Mas o decreto vai além e diz que “quando necessário, o Ministério das Comunicações poderá definir as ações a serem executadas para o cumprimento das obrigações de fazer”, o que significa dizer o que será feito, onde e em que condições. Por exemplo, direcionando obrigações às empresa de atenderem determinada região, ou determinada localidade. Algo que hoje é feito pela Anatel em diálogo com as próprias empresas.
No mercado correm já análises sobre os riscos jurídicos que o decreto do governo traz. Em uma análise a que este noticiário teve acesso, aponta-se invasão de competência, já que a Lei Geral de Telecomunicações estabelece a autonomia técnica, administrativa e financeira da Anatel para regular o setor de telecomunicações. “Ao transferir ao Minicom a responsabilidade por definir diretrizes e estratégias, o decreto interfere nas atribuições regulatórias exclusivas da Anatel”, diz esta análise. Principalmente na parte das obrigações de fazer.

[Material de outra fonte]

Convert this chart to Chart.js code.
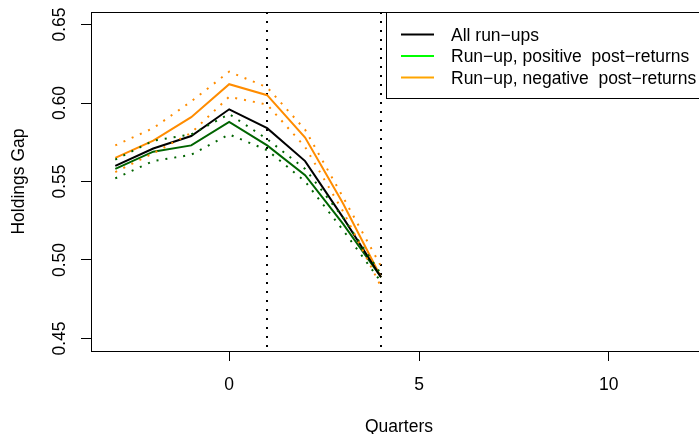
<!DOCTYPE html>
<html>
<head>
<meta charset="utf-8">
<script src="https://cdn.jsdelivr.net/npm/chart.js@4/dist/chart.umd.min.js"></script>
<style>
  html, body { margin: 0; padding: 0; background: #fff; overflow: hidden; }
  #wrap { width: 767px; height: 434px; }
</style>
</head>
<body>
<div id="wrap"><canvas id="chart" width="767" height="434"></canvas></div>
<script>
// data
const quarters = [-3, -2, -1, 0, 1, 2, 3, 4];
const allRunups = [0.560, 0.571, 0.579, 0.596, 0.584, 0.563, 0.527, 0.489];
const posRunups = [0.558, 0.569, 0.573, 0.588, 0.573, 0.554, 0.523, 0.489];
const negRunups = [0.565, 0.576, 0.591, 0.612, 0.605, 0.578, 0.536, 0.489];
const posUpper = [0.564, 0.576, 0.580, 0.593, 0.577, 0.558, 0.527, 0.491];
const posLower = [0.552, 0.563, 0.567, 0.580, 0.570, 0.550, 0.519, 0.486];
const negUpper = [0.573, 0.584, 0.601, 0.620, 0.610, 0.583, 0.540, 0.496];
const negLower = [0.556, 0.568, 0.581, 0.604, 0.599, 0.572, 0.531, 0.483];
const vLines = [1, 4];
const xTicks = [0, 5, 10];
const yTicks = [0.45, 0.50, 0.55, 0.60, 0.65];
const legendLabels = ['All run\u2212ups', 'Run\u2212up, positive  post\u2212returns', 'Run\u2212up, negative  post\u2212returns'];
const legendColors = ['#000000', '#00ff00', '#ffa500'];

const FONT = '17.5px "Liberation Sans", Arial, sans-serif';

function pts(ys) {
  return quarters.map((q, i) => ({ x: q, y: ys[i] }));
}

function solid(label, ys, color) {
  return { label: label, data: pts(ys), borderColor: color, borderWidth: 2, pointRadius: 0, fill: false, tension: 0 };
}
function dotted(ys, color) {
  return { label: '', data: pts(ys), borderColor: color, borderWidth: 2, borderDash: [2, 7], pointRadius: 0, fill: false, tension: 0 };
}

// R style extras: box, rotated y labels, titles, dotted verticals, legend
const rDecor = {
  id: 'rDecor',
  beforeDatasetsDraw(chart) {
    const ctx = chart.ctx;
    const x = chart.scales.x;
    const a = chart.chartArea;
    ctx.save();
    ctx.strokeStyle = '#000';
    ctx.lineWidth = 2;
    ctx.setLineDash([2, 7]);
    vLines.forEach(v => {
      const px = Math.round(x.getPixelForValue(v));
      ctx.beginPath();
      ctx.moveTo(px, a.top);
      ctx.lineTo(px, a.bottom);
      ctx.stroke();
    });
    ctx.restore();
  },
  afterDraw(chart) {
    const ctx = chart.ctx;
    const x = chart.scales.x, y = chart.scales.y;
    const a = chart.chartArea;
    ctx.save();
    ctx.strokeStyle = '#000';
    ctx.lineWidth = 1;
    ctx.strokeRect(a.left + 0.5, a.top + 0.5, a.right - a.left, a.bottom - a.top);

    ctx.fillStyle = '#000';
    ctx.font = FONT;
    ctx.textAlign = 'center';
    ctx.textBaseline = 'alphabetic';
    yTicks.forEach(v => {
      const py = y.getPixelForValue(v);
      ctx.save();
      ctx.translate(65, py);
      ctx.rotate(-Math.PI / 2);
      ctx.fillText(v.toFixed(2), 0, 0);
      ctx.restore();
    });
    xTicks.forEach(v => {
      ctx.fillText(String(v), x.getPixelForValue(v), 390);
    });
    ctx.save();
    ctx.translate(24, (a.top + a.bottom) / 2);
    ctx.rotate(-Math.PI / 2);
    ctx.fillText('Holdings Gap', 0, 0);
    ctx.restore();
    ctx.fillText('Quarters', 399, 432);

    // legend
    const lx = 386, ly = 12, lh = 86;
    ctx.fillStyle = '#fff';
    ctx.fillRect(lx, ly, 400, lh);
    ctx.strokeStyle = '#000';
    ctx.strokeRect(lx + 0.5, ly + 0.5, 400, lh);
    ctx.textAlign = 'left';
    legendLabels.forEach((t, i) => {
      const ty = 34.5 + i * 21.5;
      ctx.strokeStyle = legendColors[i];
      ctx.lineWidth = 2;
      ctx.beginPath();
      ctx.moveTo(401, ty);
      ctx.lineTo(434, ty);
      ctx.stroke();
      ctx.fillStyle = '#000';
      ctx.fillText(t, 451, ty + 6.3);
    });
    ctx.restore();
  }
};

new Chart(document.getElementById('chart'), {
  type: 'line',
  data: {
    datasets: [
      dotted(negUpper, '#ff8c00'),
      dotted(negLower, '#ff8c00'),
      dotted(posUpper, '#006400'),
      dotted(posLower, '#006400'),
      solid(legendLabels[0], allRunups, '#000000'),
      solid(legendLabels[1], posRunups, '#006400'),
      solid(legendLabels[2], negRunups, '#ff8c00')
    ]
  },
  options: {
    responsive: false,
    devicePixelRatio: 1,
    animation: false,
    layout: { padding: { left: 0, top: 12, right: 20, bottom: 0 } },
    plugins: { legend: { display: false }, tooltip: { enabled: false } },
    scales: {
      x: {
        type: 'linear',
        min: -3.64,
        max: 13.64,
        afterBuildTicks: s => { s.ticks = xTicks.map(v => ({ value: v })); },
        afterFit: s => { s.height = 83; },
        border: { display: false },
        grid: { drawOnChartArea: false, drawTicks: true, tickLength: 10, color: '#000', lineWidth: 1 },
        ticks: { display: false }
      },
      y: {
        type: 'linear',
        min: 0.442,
        max: 0.658,
        afterBuildTicks: s => { s.ticks = yTicks.map(v => ({ value: v })); },
        afterFit: s => { s.width = 91; },
        border: { display: false },
        grid: { drawOnChartArea: false, drawTicks: true, tickLength: 10, color: '#000', lineWidth: 1 },
        ticks: { display: false }
      }
    }
  },
  plugins: [rDecor]
});
</script>
</body>
</html>
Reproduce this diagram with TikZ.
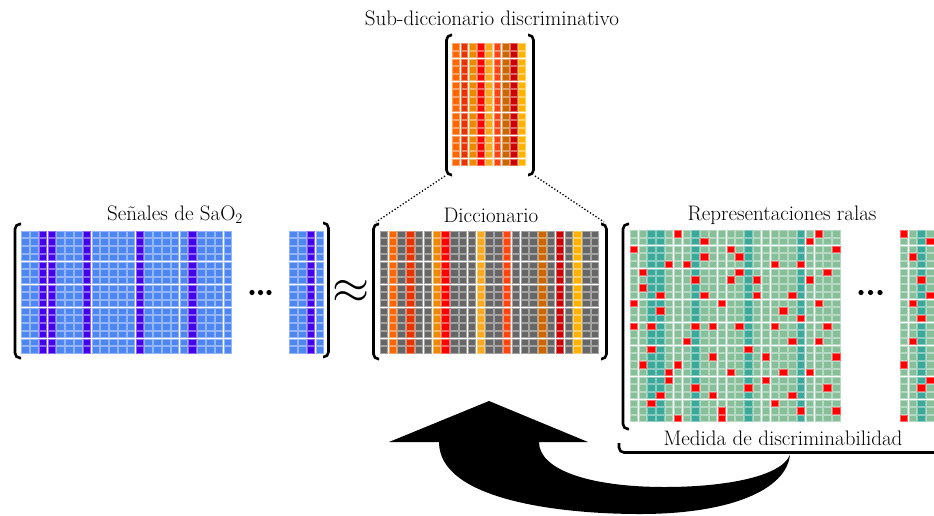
\documentclass[tikz,border=0pt]{standalone}
\usepackage{amsmath}
\definecolor{sigblue}{HTML}{4D86F2}
\definecolor{sigpurple}{HTML}{4400EE}
\definecolor{dictgray}{HTML}{666666}
\definecolor{cA}{HTML}{FF6600}
\definecolor{cB}{HTML}{E63300}
\definecolor{cC}{HTML}{EE8800}
\definecolor{cD}{HTML}{FF0000}
\definecolor{cE}{HTML}{FAA81C}
\definecolor{cF}{HTML}{FF4411}
\definecolor{cG}{HTML}{CC6600}
\definecolor{cH}{HTML}{CC0000}
\definecolor{cI}{HTML}{FFB300}
\definecolor{spgreen}{HTML}{86BF99}
\definecolor{spteal}{HTML}{3BA99A}
\definecolor{spred}{HTML}{FF0000}
\tikzset{
  cellbox/.style={fill=#1, draw=#1!60!white, line width=0.5pt},
  bracketline/.style={line width=2.6pt, rounded corners=5pt},
  lbl/.style={font=\fontsize{21}{25}\selectfont, inner sep=0pt},
  dotline/.style={dotted, line width=1.3pt},
}
% x0, y0, ncols, nrows, px, py, colour
\newcommand\cellgrid[7]{%
  \foreach \ci in {1,...,#3}{\foreach \rj in {1,...,#4}{%
    \path[cellbox=#7] ({#1+(\ci-1)*#5},{#2+(\rj-1)*#6}) rectangle ++({#5-1.3},{#6-1.3});}}}
% x0, y0, px, py, nrows, column, colour
\newcommand\paintcol[7]{%
  \foreach \rj in {1,...,#5}{%
    \path[cellbox=#7] ({#1+(#6-1)*#3},{#2+(\rj-1)*#4}) rectangle ++({#3-1.3},{#4-1.3});}}
% x0, y0, px, py, colour, list col/row
\newcommand\paintcells[6]{%
  \foreach \ci/\rj in {#6}{%
    \path[cellbox=#5] ({#1+(\ci-1)*#3},{#2+(\rj-1)*#4}) rectangle ++({#3-1.3},{#4-1.3});}}
\begin{document}
\begin{tikzpicture}[x=1pt,y=-1pt]
\clip (0,0) rectangle (934,515);
\fill[white] (0,0) rectangle (934,515);

% ---------- signals ----------
\cellgrid{21.5}{231}{24}{16}{8.8}{7.7}{sigblue}
\foreach \kk in {3,4,8,14,20}{\paintcol{21.5}{231}{8.8}{7.7}{16}{\kk}{sigpurple}}
\cellgrid{289.5}{231}{4}{16}{8.8}{7.7}{sigblue}
\paintcol{289.5}{231}{8.8}{7.7}{16}{3}{sigpurple}
\draw[bracketline] (21,224) -- (15,224) -- (15,358) -- (21,358);
\draw[bracketline] (323,223) -- (328.5,223) -- (328.5,357) -- (323,357);
\node[lbl] (siglabel) at (175,215) {Señales de SaO$_2$};
\foreach \dx in {252,260.5,269}{\fill (\dx,292.5) circle (2.6);}
\node[inner sep=0pt, font=\fontsize{20}{20}\selectfont] (approx) at (351,292) {\scalebox{2.3}{$\approx$}};

% ---------- dictionary ----------
\cellgrid{380}{231}{25}{16}{8.8}{7.7}{dictgray}
\foreach \kk/\cc in {2/cA,4/cB,7/cC,8/cD,12/cE,15/cF,19/cG,21/cH,23/cI}{\paintcol{380}{231}{8.8}{7.7}{16}{\kk}{\cc}}
\draw[bracketline] (379,224) -- (373.5,224) -- (373.5,359) -- (379,359);
\draw[bracketline] (601,224) -- (606.5,224) -- (606.5,359) -- (601,359);
\node[lbl] (dictlabel) at (491,215) {Diccionario};
\coordinate (dtl) at (376,222);
\coordinate (dtr) at (604,222);

% ---------- sub-dictionary ----------
\foreach \kk/\cc in {1/cA,2/cB,3/cC,4/cD,5/cE,6/cF,7/cG,8/cH,9/cI}{\paintcol{452.5}{43.5}{8.25}{7.7}{16}{\kk}{\cc}}
\draw[bracketline] (452,35) -- (446.5,35) -- (446.5,175) -- (452,175);
\draw[bracketline] (528,35) -- (533.5,35) -- (533.5,175) -- (528,175);
\node[lbl] (sublabel) at (492,18) {Sub-diccionario discriminativo};
\coordinate (sbl) at (445,176);
\coordinate (sbr) at (535,176);
\draw[dotline] (sbl) -- (dtl);
\draw[dotline] (sbr) -- (dtr);

% ---------- sparse representations ----------
\cellgrid{630}{230.5}{24}{25}{8.8}{7.7}{spgreen}
\foreach \kk in {3,4,8,14,20}{\paintcol{630}{230.5}{8.8}{7.7}{25}{\kk}{spteal}}
\paintcells{630}{230.5}{8.8}{7.7}{spred}{6/1,22/1,9/2,21/2,1/3,12/3,24/3,9/4,13/4,5/5,7/5,17/5,20/5,2/6,13/6,23/6,8/7,12/7,15/7,21/7,2/8,4/9,9/9,15/9,19/9,1/10,11/10,22/10,4/11,18/11,20/12,1/13,3/13,8/13,10/13,13/13,17/13,23/13,7/15,19/15,22/15,3/16,14/16,10/17,16/17,24/17,2/18,6/18,5/19,12/19,18/19,21/19,5/20,16/20,8/21,14/21,23/21,4/22,10/22,19/22,3/23,17/23,11/24,20/24,24/24,6/25,11/25}
\cellgrid{900}{230.5}{4}{25}{8.8}{7.7}{spgreen}
\paintcol{900}{230.5}{8.8}{7.7}{25}{3}{spteal}
\paintcells{900}{230.5}{8.8}{7.7}{spred}{1/1,4/2,2/4,3/7,4/9,2/10,3/12,2/15,1/18,4/20,3/21,1/25}
\draw[bracketline] (629,224) -- (623,224) -- (623,429) -- (629,429);
\node[lbl] (replabel) at (782,215) {Representaciones ralas};
\foreach \dx in {861,870.5,880}{\fill (\dx,292.5) circle (2.6);}

% ---------- discriminability brace ----------
\draw[bracketline] (619,443) -- (619,452.5) -- (960,452.5);
\node[lbl] (medlabel) at (783,438) {Medida de discriminabilidad};

% ---------- feedback arrow ----------
\coordinate (tail) at (790,455);
\coordinate (tip) at (489,401);
\fill[black] (439,442) .. controls (439,500) and (560,514) .. (640,514)
  .. controls (730,514) and (786,490) .. (tail)
  .. controls (780,478) and (720,487) .. (665,487)
  .. controls (590,487) and (539,470) .. (539,442)
  -- (588,442) -- (tip) -- (389,442) -- cycle;
\end{tikzpicture}
\end{document}
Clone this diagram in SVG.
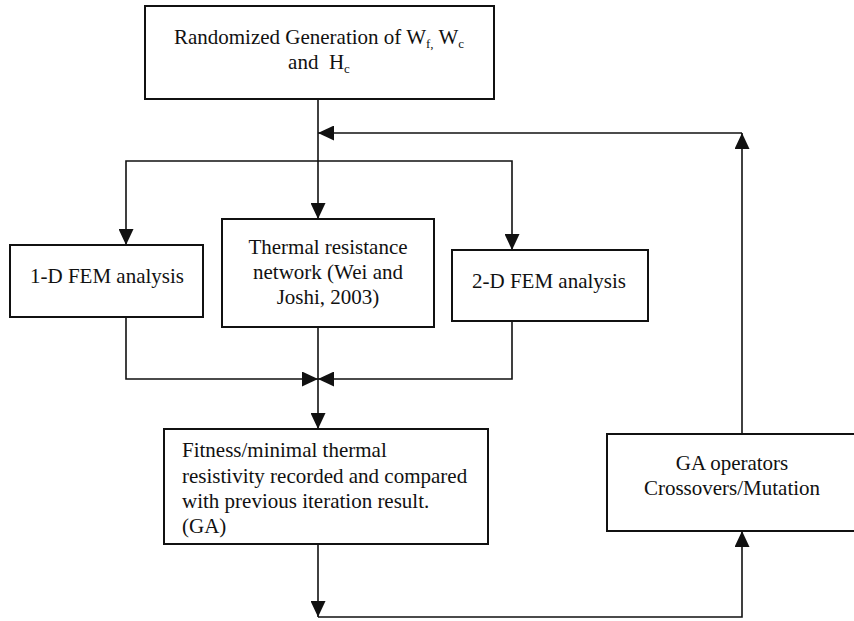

Além disso, ao transferir ao MCom a definição das ações necessárias ao cumprimento das obrigações regulatórias, haveria a diminuição da capacidade da Anatel “decidir com base em critérios técnicos e no interesse público”, que estão entre suas obrigações legais.
Outro ponto questionado é que o Decreto 12.282 é explicitamente retroativo a leilões que já ocorreram, o que contrariaria o princípio da segurança jurídica e gestão dos compromissos já assumidos. Segundo esta análise, o decreto acaba por invadir a competência regulatória da Anatel “ao centralizar decisões técnicas no Minicom”.
O risco de judicialização é alto, e o Ministério das Comunicações e Anatel entraram definitivamente em rota de colisão.